Wer hat nicht schon Werbeschriften aus seinem Briefkasten gezogen, mit Unmut? Das aufgedrängte Papier muss schließlich wieder entsorgt werden. Das ist die eine Seite, aber da ist noch eine andere. Die ist bei näherer Betrachtung aufschlussreich in Sachen Renten-Altersgrenze. Unter den Verteilboten sind nicht wenige Rentner, die dazu verdienen müssen. Aber was für ein Arbeitsaufwand für den winzigen Ertrag: ganze 1,6 Cent pro Werbezeitung. Um auf sechzehn Euro zu kommen, sind 1000 Exemplare in 1000 Briefkästen unterzubringen, eine Aufgabe für mehrere Stunden bei Wind und Wetter und schwerem Gepäck. Der Hinzuverdienst würde einfacher und einträglicher erwirtschaftet, hätten die interessierten Arbeitnehmer schon heute einen Anspruch, auch nach dem 65. Lebensjahr auf Wunsch weiterbeschäftigt zu werden, voll oder in Teilzeit.

Wer gerade jetzt wieder gegen die Rente mit 67 wettert, hat wenig Ahnung von der faktisch längst vollzogenen Lebensarbeitszeitverlängerung von Kleinrentnern. Könnten sie auf eigenen Wunsch ein paar Jahre länger am gewohnten Arbeitsplatz weiterarbeiten, müssten sie sich danach nicht auf Hungerlöhne einlassen. Was macht wohl die „Putzfrau“ aus Hamburg, die sich erst vom lokalen Arbeitsgericht und vor einem Jahr auch vom Europäischen Gerichtshof sagen lassen musste, dass ihr Arbeitgeber – ihr Arbeitsplatz war eine Kaserne – sie rechtmäßig nach ihrem 65. Geburtstag entlasse, da der Tarifrahmenvertrag das so vorsehe? Wahrscheinlich beseitigt sie jetzt vom „Tisch gefallene Krümel“ in einem Privathaushalt, schlechter bezahlt, ungeschützter und ohne rentensteigernde Beiträge.

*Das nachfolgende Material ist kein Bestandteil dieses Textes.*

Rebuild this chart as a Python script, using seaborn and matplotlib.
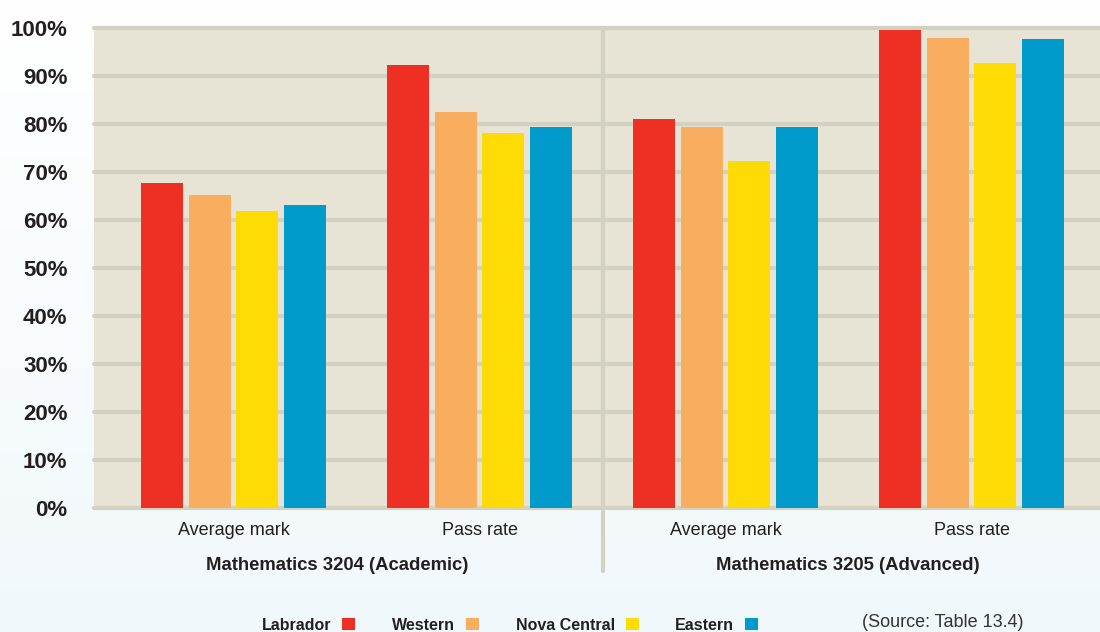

Für eine wachsende Zahl von Minirentnern wäre ein gesetzlicher Anspruch auf Weiterbeschäftigung ein Segen: rentenerhöhend, nicht rentenkürzend. Deshalb ist die Forderung, jedem freizustellen, wie lange er nach den festgelegten Beitragsjahren weiterarbeiten will, vernünftig. In den USA ist das seit langem gesetzlich verankert. Dieses Privileg gibt es auch in Deutschland, allerdings beschränkt auf politische Ämter, beispielsweise Abgeordnete, Minister. Je länger sie dabei sind, desto höher die Altersversorgung. Orwells Farm der Tiere (geschrieben 1945) erklärt, warum das so ist.